Retail warnings, tech tumble hit Wall Street

FAN Editor
A traders works on the floor at the NYSE in New York
A traders works on the floor at the New York Stock Exchange (NYSE) in New York, U.S., November 20, 2018. REUTERS/Brendan McDermid

November 20, 2018

By Medha Singh

(Reuters) – The S&P 500 hit a three-week low on Tuesday, as weak earnings from retailers including Target and Kohl’s as well as a fall in energy shares added to worries for Wall Street, which is still reeling from a selloff in technology stocks.

Target Corp shares <TGT.N> slumped 10.28 percent after the retailer’s third-quarter profit missed analysts’ estimates as investments in its online business, higher wages and price cuts hurt margins.

Department store operator Kohl’s Corp <KSS.N> shed 9.42 percent after its full-year profit forecast fell below expectations.

Warnings from retailers prompted caution ahead of the holiday season, increasing selling pressure on equities as investors fret about a slowdown in global growth, peaking corporate earnings and rising interest rates.

Apple Inc <AAPL.O> shares fell 3.80 percent amid concerns about slowing demand for iPhones. The stock, which has led the market through much of its bull run, is at its lowest level since early May.

The tech-heavy Nasdaq fell to its lowest level in more than seven months and is now down about 14.6 percent from its record closing high in late August.

“Market has clearly run into some headwinds. We’ve got rising rates, strong dollar, concerns over tariffs between U.S. and China and we’ve got the oil selloff,” said Christopher Larkin, senior vice president of trading at E-Trade Financial in New Jersey.

“There are a lot of things working against the market right now … We’re seeing a couple of stocks, which are pretty popular specifically with retail investors, under quite a bit of pressure.”

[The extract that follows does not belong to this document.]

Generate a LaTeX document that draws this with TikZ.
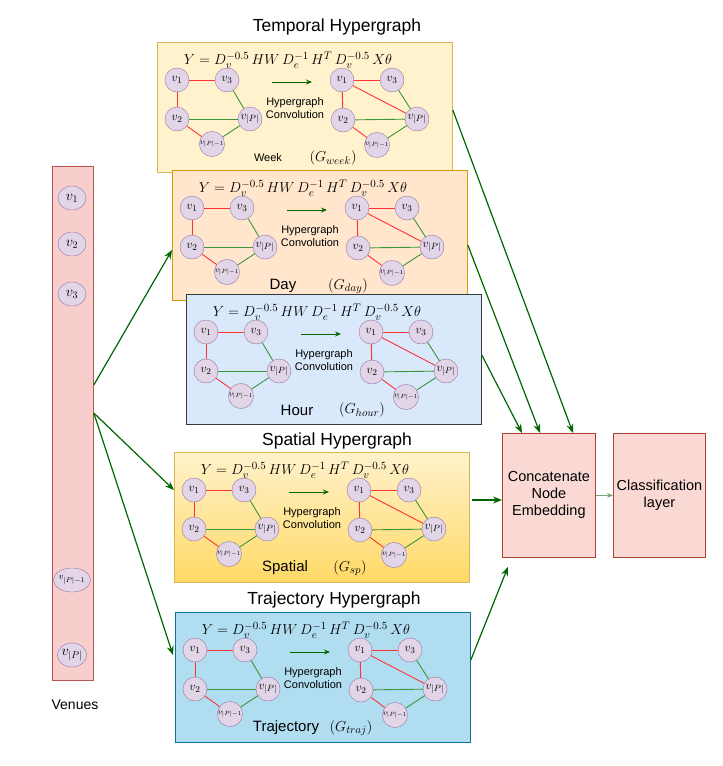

Home improvement chain Lowe’s Cos Inc <LOW.N> fell 4.76 percent after it unveiled further plans of restructuring in the face of worse-than-expected comparable sales numbers.

TJX Cos Inc <TJX.N> slipped 3.4 percent after the off-price retailer’s holiday-quarter earnings forecast fell largely below estimates. Smaller rival Ross Stores <ROST.O> fell 6.94 percent as its fourth-quarter forecast for same-store sales came below analysts’ expectations.

The S&P 500 retailing index <.SPXRT> lost 1.83 percent, falling for eight straight sessions.

At 13:05 a.m. EDT the Dow Jones Industrial Average <.DJI> was down 455.04 points, or 1.82 percent, at 24,562.40, the S&P 500 <.SPX> was down 40.17 points, or 1.49 percent, at 2,650.56 and the Nasdaq Composite <.IXIC> was down 91.79 points, or 1.31 percent, at 6,936.69.

However, the three indexes were off their session lows.

The FANG group eased off their earlier losses, while the Philadelphia SE semiconductor <.SOX> index clawed back losses to edge 0.1 percent higher.

Signs of slowing demand for Apple’s iPhones have wide-ranging implications for technology and internet companies.

Should Apple’s loss hold through the day, its shares would have lost more than 20 percent of their value, or around $250 billion, since closing at a record high on October 3.

Goldman Sachs trimmed its price target on Apple for the second time in just over a week, saying the balance of price and features in the new iPhone XR may not have been well-received by users outside of the United States.

The S&P energy index <.SPNY> tumbled 2.92 percent as oil prices plunged another 5 percent amid concerns about rising global supplies.

“We’re in a holiday week so there are fewer traders than normal and that’s a problem. Because whatever direction the markets go in, it’s exacerbated,” said Kim Forrest, senior portfolio manager at Fort Pitt Capital Group in Pittsburgh.

Declining issues outnumbered advancers for a 5.57-to-1 ratio on the NYSE. Declining issues outnumbered advancers for a 2.73-to-1 ratio on the Nasdaq.

The S&P index recorded 20 new 52-week highs and 41 new lows, while the Nasdaq recorded eight new highs and 244 new lows.